Mark Rothko's paintings: "These feature soft-edged blocks of color arranged against a saturated background. Despite being influenced by the work of Matisse and early abstract artists such as Klee, Rothko rejected the idea that he was an abstract artist, saying, “I'm not interested in the relationship of color or form or anything else. I'm interested only in expressing basic human emotions - tragedy, ecstasy, doom and so on.” (Source BBC)
"We've got machines to represent objects... I want to depict what's inside a person." - Jackson Pollock (Source BBC)

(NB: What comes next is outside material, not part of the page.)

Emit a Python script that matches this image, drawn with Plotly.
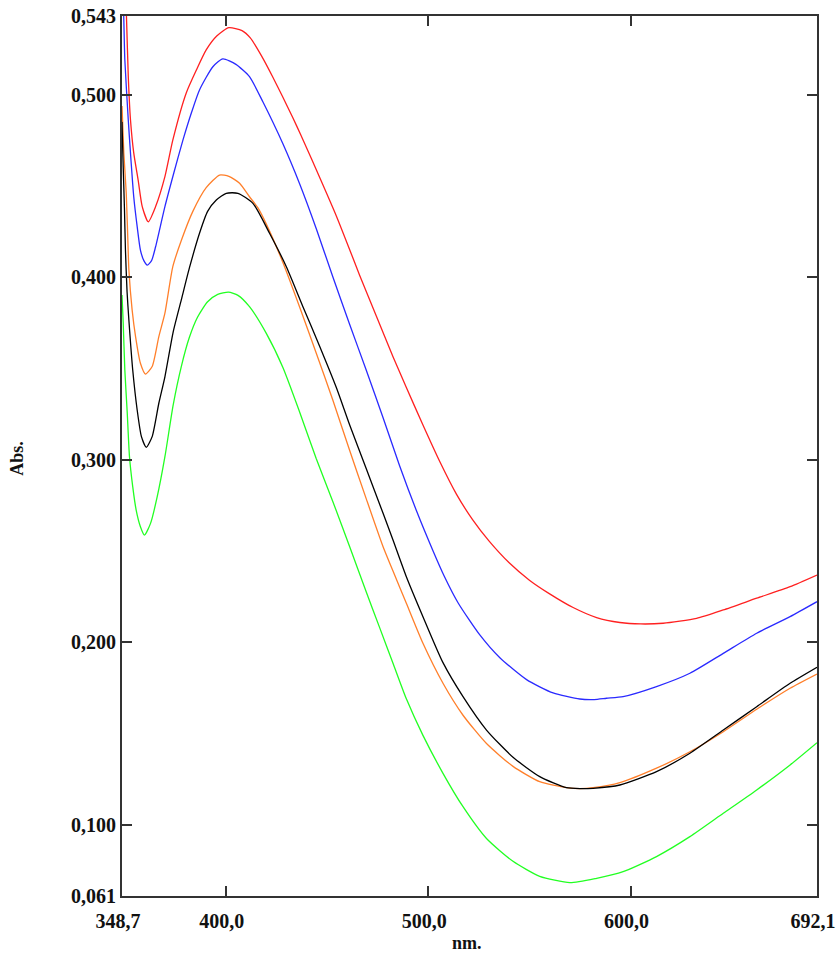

I could go on, but to sum up why abstract art exists, is to elevate the existence of visual art from playing a supporting role to being the point. So that a painting can be viewed for what it is and what it looks like - how it makes someone feel - all the while the viewer's mind is still presently on the painting, including the marks, the color, texture, contrast, pattern, and overall energy of the work. At the end of the day, you should be able to strip away a story, background sounds, smells, tastes, and the way it could even feel to the touch. Just the visual production in all its complexities or simplicities can trigger some emotional response within you as the viewer, and that is something special. That experience is something artists of all walks of life strive for. The artist's ability to emotionally move a viewer by his/her work, without needing to illustrate a narrative, was game changing in the world of visual arts. Now in 2016, the way we define and perceive art is a far cry different than in centuries past.
***personal note: just because a work of art qualifies as abstract art or realism, etc. doesn't mean it is good art. It could be good or it could be bad. So you don't have to feel like their is something wrong with you if you don't like or get it. Art is purely subjective. Education will change the way we see art, but beauty to one is not the same to another and in our art culture many artists don't even try to make beauty, they're expressing an alternative emotion. Shock art, for instance, seeks to shake you and when you are disturbed, it is technically very successful art.